#### Your goal
Your task is to reproduce, verbatim and without pictures, the lines from the opening of the listing through the line containing "XAxis, YAxis, CartesianGrid".

⟨

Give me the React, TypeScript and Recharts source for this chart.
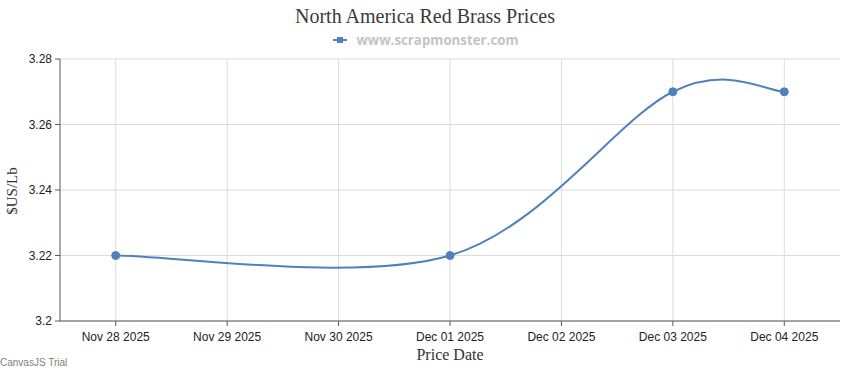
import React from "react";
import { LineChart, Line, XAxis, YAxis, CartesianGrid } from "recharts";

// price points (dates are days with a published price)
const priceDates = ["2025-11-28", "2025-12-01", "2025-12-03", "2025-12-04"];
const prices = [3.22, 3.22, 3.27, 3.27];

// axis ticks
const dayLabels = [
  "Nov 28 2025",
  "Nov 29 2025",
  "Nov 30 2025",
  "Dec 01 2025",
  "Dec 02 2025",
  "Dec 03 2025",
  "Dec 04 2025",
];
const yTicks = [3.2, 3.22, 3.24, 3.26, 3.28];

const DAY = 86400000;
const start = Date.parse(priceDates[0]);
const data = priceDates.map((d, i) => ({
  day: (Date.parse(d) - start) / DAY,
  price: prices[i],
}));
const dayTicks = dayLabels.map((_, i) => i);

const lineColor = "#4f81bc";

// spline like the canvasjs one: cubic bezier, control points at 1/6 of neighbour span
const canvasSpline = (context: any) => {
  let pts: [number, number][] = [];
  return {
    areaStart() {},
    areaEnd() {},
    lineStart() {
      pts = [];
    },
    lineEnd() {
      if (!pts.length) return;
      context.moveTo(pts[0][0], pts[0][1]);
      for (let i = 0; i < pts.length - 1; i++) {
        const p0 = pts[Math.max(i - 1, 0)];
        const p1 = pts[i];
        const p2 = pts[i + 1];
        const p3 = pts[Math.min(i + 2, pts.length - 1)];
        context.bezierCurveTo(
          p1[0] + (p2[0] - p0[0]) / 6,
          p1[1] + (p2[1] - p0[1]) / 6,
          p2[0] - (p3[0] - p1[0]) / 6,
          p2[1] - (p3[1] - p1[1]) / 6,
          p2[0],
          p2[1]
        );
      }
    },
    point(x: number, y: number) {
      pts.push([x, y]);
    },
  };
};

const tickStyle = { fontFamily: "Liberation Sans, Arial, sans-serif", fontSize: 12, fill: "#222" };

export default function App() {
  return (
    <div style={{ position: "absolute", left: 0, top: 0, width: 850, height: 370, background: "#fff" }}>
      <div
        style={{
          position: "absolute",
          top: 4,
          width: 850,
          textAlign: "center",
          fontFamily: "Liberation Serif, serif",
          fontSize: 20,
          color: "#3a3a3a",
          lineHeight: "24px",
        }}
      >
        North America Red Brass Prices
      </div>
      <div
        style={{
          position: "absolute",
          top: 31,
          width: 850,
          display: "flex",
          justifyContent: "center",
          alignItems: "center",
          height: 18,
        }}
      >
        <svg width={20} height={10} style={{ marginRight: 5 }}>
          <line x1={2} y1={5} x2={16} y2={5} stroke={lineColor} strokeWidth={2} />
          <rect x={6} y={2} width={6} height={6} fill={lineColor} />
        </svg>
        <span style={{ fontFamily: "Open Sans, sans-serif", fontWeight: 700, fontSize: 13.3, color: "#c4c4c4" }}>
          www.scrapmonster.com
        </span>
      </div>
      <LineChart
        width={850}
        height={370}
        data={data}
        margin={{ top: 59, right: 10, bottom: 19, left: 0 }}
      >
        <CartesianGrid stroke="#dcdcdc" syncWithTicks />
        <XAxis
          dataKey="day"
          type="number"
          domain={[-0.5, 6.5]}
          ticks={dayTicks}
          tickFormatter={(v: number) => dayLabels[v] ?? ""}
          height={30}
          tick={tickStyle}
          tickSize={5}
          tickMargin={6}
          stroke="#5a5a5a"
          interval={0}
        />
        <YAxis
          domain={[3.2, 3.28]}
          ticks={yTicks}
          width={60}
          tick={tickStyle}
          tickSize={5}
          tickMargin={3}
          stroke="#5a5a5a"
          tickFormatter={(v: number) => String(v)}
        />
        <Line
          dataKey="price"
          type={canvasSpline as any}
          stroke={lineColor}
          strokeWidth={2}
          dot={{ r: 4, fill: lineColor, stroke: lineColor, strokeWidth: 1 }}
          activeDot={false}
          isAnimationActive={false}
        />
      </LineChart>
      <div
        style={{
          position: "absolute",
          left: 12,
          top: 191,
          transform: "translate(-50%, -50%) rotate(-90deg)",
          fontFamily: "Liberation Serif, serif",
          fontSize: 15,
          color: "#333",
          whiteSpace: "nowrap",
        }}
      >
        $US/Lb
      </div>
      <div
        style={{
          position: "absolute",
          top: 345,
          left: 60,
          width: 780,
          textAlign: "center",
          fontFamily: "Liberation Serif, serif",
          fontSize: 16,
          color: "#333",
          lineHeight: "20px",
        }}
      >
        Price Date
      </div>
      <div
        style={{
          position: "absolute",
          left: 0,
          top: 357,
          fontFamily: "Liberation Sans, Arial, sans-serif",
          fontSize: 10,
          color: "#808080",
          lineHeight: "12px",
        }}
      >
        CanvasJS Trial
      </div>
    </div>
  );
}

⟩

#### Exercise output
Give me the React, TypeScript and Recharts source for this chart.
import React from "react";
import { LineChart, Line, XAxis, YAxis, CartesianGrid } from "recharts";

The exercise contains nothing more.